I’ve been trying to keep a positive attitude lately, with varying degrees of success. I concluded that I am pushing too hard to find a job and that is part of why I have not been doing well at it. So that is one part of what is going on.

Then there are people’s physical problems. I found out last week a friend has cervical cancer. She does not know how serious it is because she just went to the doctor for the first time since she was a teenager and she is in her early 50’s now. Who knows how long it has been spreading? And she has little insurance. And then there are my brothers. One has COPD. Another had a heart attack last year and didn’t tell anyone for a few months. And the other, you guessed it, has cancer, a baseball-sized lump on his collar bone.
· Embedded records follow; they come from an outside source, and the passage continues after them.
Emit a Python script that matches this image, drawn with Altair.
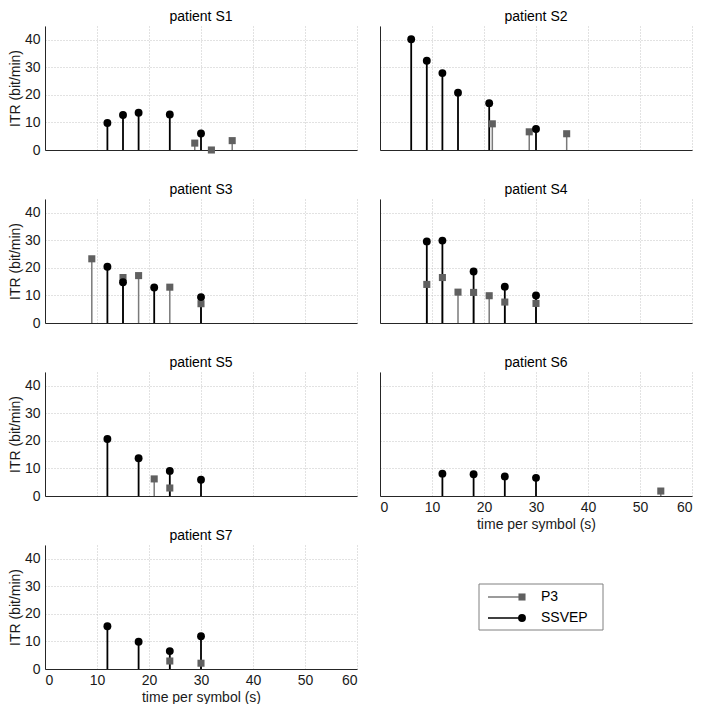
import altair as alt
import pandas as pd

PATIENTS = ["S1", "S2", "S3", "S4", "S5", "S6", "S7"]
SERIES = ["P3", "SSVEP"]
X_TICKS = [0, 10, 20, 30, 40, 50, 60]
Y_TICKS = [0, 10, 20, 30, 40]

S1_SSVEP_T = [12, 15, 18, 24, 30]
S1_SSVEP_ITR = [9.8, 12.7, 13.5, 12.9, 6.0]
S1_P3_T = [28.8, 32, 36]
S1_P3_ITR = [2.5, 0.0, 3.4]

S2_SSVEP_T = [6, 9, 12, 15, 21, 30]
S2_SSVEP_ITR = [40.2, 32.4, 27.9, 20.8, 17.0, 7.6]
S2_P3_T = [21.6, 28.7, 35.9]
S2_P3_ITR = [9.5, 6.6, 5.9]

S3_SSVEP_T = [12, 15, 21, 30]
S3_SSVEP_ITR = [20.4, 14.8, 12.9, 9.4]
S3_P3_T = [9, 15, 18, 24, 30]
S3_P3_ITR = [23.3, 16.5, 17.2, 13.0, 7.0]

S4_SSVEP_T = [9, 12, 18, 24, 30]
S4_SSVEP_ITR = [29.6, 29.9, 18.7, 13.2, 10.0]
S4_P3_T = [9, 12, 15, 18, 21, 24, 30]
S4_P3_ITR = [14.0, 16.5, 11.2, 11.1, 9.9, 7.6, 7.1]

S5_SSVEP_T = [12, 18, 24, 30]
S5_SSVEP_ITR = [20.7, 13.7, 9.1, 5.9]
S5_P3_T = [21, 24]
S5_P3_ITR = [6.2, 2.9]

S6_SSVEP_T = [12, 18, 24, 30]
S6_SSVEP_ITR = [8.1, 7.9, 7.1, 6.6]
S6_P3_T = [54]
S6_P3_ITR = [1.8]

S7_SSVEP_T = [12, 18, 24, 30]
S7_SSVEP_ITR = [15.5, 9.9, 6.5, 11.9]
S7_P3_T = [24, 30]
S7_P3_ITR = [2.9, 2.1]

SRC = {
    "S1": (S1_P3_T, S1_P3_ITR, S1_SSVEP_T, S1_SSVEP_ITR),
    "S2": (S2_P3_T, S2_P3_ITR, S2_SSVEP_T, S2_SSVEP_ITR),
    "S3": (S3_P3_T, S3_P3_ITR, S3_SSVEP_T, S3_SSVEP_ITR),
    "S4": (S4_P3_T, S4_P3_ITR, S4_SSVEP_T, S4_SSVEP_ITR),
    "S5": (S5_P3_T, S5_P3_ITR, S5_SSVEP_T, S5_SSVEP_ITR),
    "S6": (S6_P3_T, S6_P3_ITR, S6_SSVEP_T, S6_SSVEP_ITR),
    "S7": (S7_P3_T, S7_P3_ITR, S7_SSVEP_T, S7_SSVEP_ITR),
}

rows = []
for p in PATIENTS:
    pt, pv, st, sv = SRC[p]
    for t, v in zip(pt, pv):
        rows.append({"patient": p, "series": "P3", "t": t, "itr": v})
    for t, v in zip(st, sv):
        rows.append({"patient": p, "series": "SSVEP", "t": t, "itr": v})
df = pd.DataFrame(rows)
leg_df = pd.DataFrame({"series": SERIES})

FONT = "Liberation Sans"
FS = 14
GRAY_STEM = "#7a7a7a"
GRAY_MARK = "#606060"
BLACK = "#000000"
W, H = 312, 124


def panel(p, left, xlab, legend=False):
    d = df[df.patient == p]
    x = alt.X(
        "t:Q",
        scale=alt.Scale(domain=[0, 60], nice=False, zero=False),
        axis=alt.Axis(
            values=X_TICKS,
            labels=xlab,
            title="time per symbol (s)" if xlab else None,
            labelPadding=4,
            titlePadding=3,
        ),
    )
    y = alt.Y(
        "itr:Q",
        scale=alt.Scale(domain=[0, 45], nice=False),
        axis=alt.Axis(
            values=Y_TICKS,
            labels=left,
            title="ITR (bit/min)" if left else None,
            labelPadding=5,
            titlePadding=2,
        ),
    )
    base = alt.Chart(d)
    p3 = base.transform_filter(alt.datum.series == "P3")
    ss = base.transform_filter(alt.datum.series == "SSVEP")
    layers = [
        p3.mark_rule(color=GRAY_STEM, strokeWidth=1.5).encode(x=x, y=y, y2=alt.datum(0)),
        ss.mark_rule(color=BLACK, strokeWidth=1.8).encode(x=x, y=y, y2=alt.datum(0)),
        p3.mark_point(shape="square", filled=True, size=50, color=GRAY_MARK, opacity=1).encode(x=x, y=y),
        ss.mark_point(shape="circle", filled=True, size=62, color=BLACK, opacity=1).encode(x=x, y=y),
    ]
    if legend:
        lx0, lx1, ly0, ly1 = 99, 223, 212, 258
        rows_y = [225, 246]
        styles = [
            (GRAY_STEM, GRAY_MARK, "square", 50, 1.3),
            (BLACK, BLACK, "circle", 62, 1.3),
        ]
        lb = alt.Chart(leg_df)
        layers.append(
            lb.transform_filter(alt.datum.series == SERIES[0]).mark_rect(
                fill="white", stroke="#808080", strokeWidth=1
            ).encode(x=alt.value(lx0), x2=alt.value(lx1), y=alt.value(ly0), y2=alt.value(ly1))
        )
        for i, s in enumerate(SERIES):
            lc, mc, shp, sz, sw = styles[i]
            li = lb.transform_filter(alt.datum.series == s)
            layers.append(li.mark_rule(color=lc, strokeWidth=sw).encode(
                x=alt.value(108), x2=alt.value(142), y=alt.value(rows_y[i])))
            layers.append(li.mark_point(shape=shp, filled=True, size=sz, color=mc, opacity=1).encode(
                x=alt.value(142), y=alt.value(rows_y[i])))
            layers.append(li.mark_text(align="left", baseline="middle", font=FONT, fontSize=FS, color="#000").encode(
                x=alt.value(161), y=alt.value(rows_y[i]), text="series:N"))
    return alt.layer(*layers).properties(
        width=W,
        height=H,
        title=alt.TitleParams(
            text=f"patient {p}", font=FONT, fontSize=FS, fontWeight="normal",
            color="#000", anchor="middle", offset=2,
        ),
    )


left_col = alt.vconcat(
    panel("S1", True, False),
    panel("S3", True, False),
    panel("S5", True, False),
    panel("S7", True, True),
    spacing=49,
    bounds="flush",
)
right_col = alt.vconcat(
    panel("S2", False, False),
    panel("S4", False, False),
    panel("S6", False, True, legend=True),
    spacing=49,
    bounds="flush",
)

chart = alt.hconcat(left_col, right_col, spacing=21).properties(
    padding={"top": 2, "left": 0, "right": 0, "bottom": 0}
).configure_view(
    stroke=None
).configure_axis(
    grid=True,
    gridColor="#c4c4c4",
    gridDash=[1, 2],
    gridWidth=1,
    domainColor="#262626",
    domainWidth=1,
    tickSize=0,
    labelFont=FONT,
    labelFontSize=FS,
    labelColor="#1a1a1a",
    titleFont=FONT,
    titleFontSize=FS,
    titleFontWeight="normal",
    titleColor="#1a1a1a",
)

chart.save("out.html", embed_options={"renderer": "svg", "actions": False})
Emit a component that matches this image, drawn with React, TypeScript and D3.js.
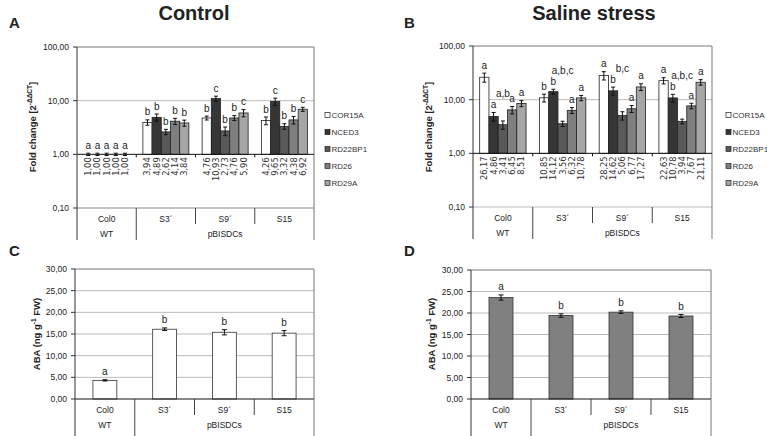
import React from "react";
import * as d3 from "d3";

const categories = ["Col0", "S3´", "S9´", "S15"];
const groupLabels = ["WT", "pBISDCs"];
const groupSpans = [1, 3];
const genes = ["COR15A", "NCED3", "RD22BP1", "RD26", "RD29A"];
const geneColors = ["#ffffff", "#363636", "#595959", "#7f7f7f", "#a6a6a6"];

const controlValues = [
  [1.0, 1.0, 1.0, 1.0, 1.0],
  [3.94, 4.89, 2.62, 4.14, 3.84],
  [4.76, 10.93, 2.73, 4.76, 5.9],
  [4.26, 9.65, 3.32, 4.38, 6.92],
];
const controlErrors = [
  [0.05, 0.05, 0.05, 0.05, 0.05],
  [0.45, 0.75, 0.3, 0.55, 0.5],
  [0.4, 1.2, 0.5, 0.5, 0.9],
  [0.7, 1.5, 0.4, 0.7, 0.6],
];
const controlLetters = [
  ["a", "a", "a", "a", "a"],
  ["b", "b", "b", "b", "b"],
  ["b", "c", "b", "b", "c"],
  ["b", "c", "b", "b", "c"],
];
const salineValues = [
  [26.17, 4.86, 3.41, 6.45, 8.51],
  [10.85, 14.12, 3.56, 6.32, 10.78],
  [28.25, 14.62, 5.06, 6.77, 17.27],
  [22.63, 10.78, 3.94, 7.67, 21.11],
];
const salineErrors = [
  [5, 0.9, 0.6, 1.0, 1.1],
  [1.8, 1.5, 0.4, 0.8, 1.2],
  [5, 2.5, 0.9, 1.0, 2.5],
  [3, 1.8, 0.4, 0.9, 2.5],
];
const salineLetters = [
  ["a", "a", "a,b", "a", "a"],
  ["b", "b", "a,b,c", "a", "a"],
  ["a", "b", "b,c", "a", "a"],
  ["a", "b", "a,b,c", "a", "a"],
];
const abaControl = [4.3, 16.1, 15.4, 15.2];
const abaControlErr = [0.15, 0.3, 0.6, 0.6];
const abaControlLetters = ["a", "b", "b", "b"];
const abaSaline = [23.6, 19.4, 20.2, 19.3];
const abaSalineErr = [0.6, 0.4, 0.3, 0.35];
const abaSalineLetters = ["a", "b", "b", "b"];
const logTicks = [0.1, 1, 10, 100];
const linTicks = [0, 5, 10, 15, 20, 25, 30];

const FONT = "'Liberation Sans', Arial, sans-serif";
const fmt = (v: number) => v.toFixed(2).replace(".", ",");

function CategoryAxis({ x0, x1, yBase, deep }: any) {
  const xCat = d3.scaleBand().domain(categories).range([x0, x1]);
  const rowY1 = yBase + 11;
  const rowY2 = yBase + 26;
  const bottom = yBase + deep;
  const groupStarts: number[] = [];
  let acc = 0;
  groupSpans.forEach((s) => {
    groupStarts.push(acc);
    acc += s;
  });
  return (
    <g fontFamily={FONT}>
      {categories.map((c, i) => {
        const isGroupBoundary = groupStarts.includes(i);
        const x = xCat(c)!;
        return (
          <g key={c}>
            {i > 0 && (
              <line x1={x} x2={x} y1={yBase} y2={isGroupBoundary ? bottom : yBase + 16} stroke="#444" strokeWidth={1} />
            )}
            <text x={x + xCat.bandwidth() / 2} y={rowY1} fontSize={8.5} textAnchor="middle" dominantBaseline="central" fill="#222">
              {c}
            </text>
          </g>
        );
      })}
      {groupLabels.map((g, i) => {
        const a = xCat(categories[groupStarts[i]])!;
        const b = xCat(categories[groupStarts[i] + groupSpans[i] - 1])! + xCat.bandwidth();
        return (
          <text key={g} x={(a + b) / 2} y={rowY2} fontSize={8.5} textAnchor="middle" dominantBaseline="central" fill="#222">
            {g}
          </text>
        );
      })}
      <line x1={x1} x2={x1} y1={yBase} y2={bottom} stroke="#777" />
    </g>
  );
}

function LogPanel({ x0, x1, yTop, yBot, values, errors, letters, legendX, bottomLineColor }: any) {
  const y = d3.scaleLog().domain([0.1, 100]).range([yBot, yTop]);
  const xCat = d3.scaleBand().domain(categories).range([x0, x1]);
  const xGene = d3.scaleBand().domain(genes).range([0, xCat.bandwidth()]).paddingOuter(0.72).paddingInner(0);
  const y1 = y(1);
  const deep = 32;
  return (
    <g fontFamily={FONT}>
      <line x1={x0} x2={x1} y1={y(10)} y2={y(10)} stroke="#bbb" />
      <line x1={x0} x2={x1} y1={y(0.1)} y2={y(0.1)} stroke={bottomLineColor} />
      <line x1={x0} x2={x1} y1={yTop} y2={yTop} stroke="#777" />
      <line x1={x1} x2={x1} y1={yTop} y2={yBot} stroke="#777" />
      {logTicks.map((t) => (
        <g key={t}>
          <line x1={x0 - 4} x2={x0} y1={y(t)} y2={y(t)} stroke="#333" />
          <text x={x0 - 8} y={y(t)} fontSize={8.5} textAnchor="end" dominantBaseline="central" fill="#222">
            {fmt(t)}
          </text>
        </g>
      ))}
      {categories.map((c, ci) => {
        let prevBase = Infinity;
        return (
          <g key={c}>
            {genes.map((g, gi) => {
              const v = values[ci][gi];
              const e = errors[ci][gi];
              const bx = xCat(c)! + xGene(g)!;
              const bw = xGene.bandwidth();
              const cx = bx + bw / 2;
              const yv = y(v);
              const yHi = y(v + e);
              const yLo = y(Math.max(v - e, 0.11));
              let base = yHi - 4.5;
              const lab = letters[ci][gi];
              if (lab.includes(",")) base = Math.min(base, prevBase - 11);
              prevBase = base;
              return (
                <g key={g}>
                  <rect x={bx} y={Math.min(yv, y1)} width={bw} height={Math.abs(y1 - yv)} fill={geneColors[gi]} stroke="#222" strokeWidth={0.8} />
                  <line x1={cx} x2={cx} y1={yHi} y2={yLo} stroke="#111" strokeWidth={1} />
                  <line x1={cx - 2} x2={cx + 2} y1={yHi} y2={yHi} stroke="#111" strokeWidth={1} />
                  <line x1={cx - 2} x2={cx + 2} y1={yLo} y2={yLo} stroke="#111" strokeWidth={1} />
                  <text x={cx} y={base} fontSize={10} textAnchor="middle" fill="#222">
                    {lab}
                  </text>
                  <text transform={`translate(${cx},${y1 + 3}) rotate(-90)`} fontSize={8.3} textAnchor="end" dominantBaseline="central" fill="#333" fontFamily="'DejaVu Sans', sans-serif">
                    {fmt(v)}
                  </text>
                </g>
              );
            })}
          </g>
        );
      })}
      <line x1={x0} x2={x1} y1={y1} y2={y1} stroke="#111" />
      {categories.map((c, i) =>
        i > 0 ? <line key={c} x1={xCat(c)!} x2={xCat(c)!} y1={y1} y2={y1 + 3} stroke="#111" /> : null
      )}
      <line x1={x0} x2={x0} y1={yTop} y2={yBot + deep} stroke="#333" />
      <CategoryAxis x0={x0} x1={x1} yBase={yBot} deep={deep} />
      {genes.map((g, i) => (
        <g key={g}>
          <rect x={legendX} y={115 + i * 17 - 2.5} width={5} height={5} fill={geneColors[i]} stroke="#222" strokeWidth={0.7} />
          <text x={legendX + 6.5} y={115 + i * 17} fontSize={8} dominantBaseline="central" fill="#333">
            {g}
          </text>
        </g>
      ))}
    </g>
  );
}

function LinPanel({ x0, x1, yTop, yBot, values, errs, letters, color }: any) {
  const y = d3.scaleLinear().domain([0, 30]).range([yBot, yTop]);
  const xBar = d3.scaleBand().domain(categories).range([x0, x1]).paddingInner(0.6).paddingOuter(0.3);
  return (
    <g fontFamily={FONT}>
      {linTicks.map((t) => (
        <g key={t}>
          {t > 0 && <line x1={x0} x2={x1} y1={y(t)} y2={y(t)} stroke={t === 30 ? "#777" : "#bbb"} />}
          <line x1={x0 - 4} x2={x0} y1={y(t)} y2={y(t)} stroke="#333" />
          <text x={x0 - 8} y={y(t)} fontSize={8.5} textAnchor="end" dominantBaseline="central" fill="#222">
            {fmt(t)}
          </text>
        </g>
      ))}
      <line x1={x1} x2={x1} y1={yTop} y2={yBot} stroke="#777" />
      {categories.map((c, i) => {
        const bx = xBar(c)!;
        const bw = xBar.bandwidth();
        const cx = bx + bw / 2;
        const v = values[i];
        const e = errs[i];
        const yHi = y(v + e);
        const yLo = y(v - e);
        return (
          <g key={c}>
            <rect x={bx} y={y(v)} width={bw} height={y(0) - y(v)} fill={color} stroke="#333" strokeWidth={0.8} />
            <line x1={cx} x2={cx} y1={yHi} y2={yLo} stroke="#111" />
            <line x1={cx - 2.5} x2={cx + 2.5} y1={yHi} y2={yHi} stroke="#111" />
            <line x1={cx - 2.5} x2={cx + 2.5} y1={yLo} y2={yLo} stroke="#111" />
            <text x={cx} y={yHi - 5} fontSize={10} textAnchor="middle" fill="#222">
              {letters[i]}
            </text>
          </g>
        );
      })}
      <line x1={x0} x2={x1} y1={y(0)} y2={y(0)} stroke="#111" />
      <line x1={x0} x2={x0} y1={yTop} y2={yBot + 40} stroke="#333" />
      <CategoryAxis x0={x0} x1={x1} yBase={yBot} deep={40} />
    </g>
  );
}

export default function App() {
  return (
    <svg width={767} height={436} style={{ position: "absolute", left: 0, top: 0, background: "#fff" }} fontFamily={FONT}>
      <rect width={767} height={436} fill="#fff" />
      <text x={194} y={20} fontSize={20} fontWeight="bold" textAnchor="middle" fill="#222">Control</text>
      <text x={594} y={20} fontSize={20} fontWeight="bold" textAnchor="middle" fill="#222">Saline stress</text>
      <text x={9} y={28} fontSize={15} fontWeight="bold" fill="#222">A</text>
      <text x={404} y={28} fontSize={15} fontWeight="bold" fill="#222">B</text>
      <text x={9} y={256} fontSize={15} fontWeight="bold" fill="#222">C</text>
      <text x={404} y={256} fontSize={15} fontWeight="bold" fill="#222">D</text>

      <text transform="translate(32,127) rotate(-90)" fontSize={9.5} fontWeight="bold" textAnchor="middle" dominantBaseline="central" fill="#222">
        Fold change [2<tspan fontSize={6.5} dy={-3.5}>-ΔΔCT</tspan><tspan dy={3.5}>]</tspan>
      </text>
      <text transform="translate(428,127) rotate(-90)" fontSize={9.5} fontWeight="bold" textAnchor="middle" dominantBaseline="central" fill="#222">
        Fold change [2<tspan fontSize={6.5} dy={-3.5}>-ΔΔCT</tspan><tspan dy={3.5}>]</tspan>
      </text>
      <text transform="translate(36,334) rotate(-90)" fontSize={9.5} fontWeight="bold" textAnchor="middle" dominantBaseline="central" fill="#222">
        ABA (ng g<tspan fontSize={6.5} dy={-3.5}>-1</tspan><tspan dy={3.5}> FW)</tspan>
      </text>
      <text transform="translate(431,334) rotate(-90)" fontSize={9.5} fontWeight="bold" textAnchor="middle" dominantBaseline="central" fill="#222">
        ABA (ng g<tspan fontSize={6.5} dy={-3.5}>-1</tspan><tspan dy={3.5}> FW)</tspan>
      </text>

      <LogPanel x0={77} x1={314} yTop={47} yBot={208} values={controlValues} errors={controlErrors} letters={controlLetters} legendX={325} bottomLineColor="#888" />
      <LogPanel x0={473} x1={712} yTop={46} yBot={207} values={salineValues} errors={salineErrors} letters={salineLetters} legendX={726} bottomLineColor="#bbb" />
      <LinPanel x0={75} x1={314} yTop={269} yBot={399} values={abaControl} errs={abaControlErr} letters={abaControlLetters} color="#ffffff" />
      <LinPanel x0={471} x1={711} yTop={270} yBot={399} values={abaSaline} errs={abaSalineErr} letters={abaSalineLetters} color="#808080" />
    </svg>
  );
}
And a couple weeks ago, I found out that the cemetery had not even started the paperwork for Barry’s grave marker. I was giving them the benefit of the doubt because we had had such a soggy spring. They just put in the paperwork about a week ago and things should take six to eight weeks.

The only person in my life whose life is going uphill, as opposed to sliding down the slippery slope of entropy and self-neglect, is my friend out in Maryland. She is studying for the bar in PA. However, the only reason she has the time to do so is because she got fired in March.

One of my thoughts has been that perhaps I haven’t been fortunate getting a job because my friend may need rides to chemo, radiation, or whatever.

I want to be around people whose lives are improving, not deteriorating. I want to be inspired. I want to start my life over. What is going on?

About cdhoagpurple

I live in Michigan. I was Greek Orthodox (and previously Protestant), but now am more Buddhist than anything. I am single now (through the till-death-do-you-part clause of the marriage contract). My husband Barry was a good man and celebrated 30 years in AA. I am overly educated, with an MBA. My life felt terminally in-limbo while caring for a sick husband, but I am free now. I see all things as being in transition. Impermanence is the ultimate fact of life. Nothing remains the same, good or bad.

One response to “Trying to be Positive”

  1. Ninasusan says :

    Interesting perspective on your friend and might need transportation….maybe that seeped in through the muck from your soul? Maybe you are pushing through and not listening to yourself every day. Are u able to meditate?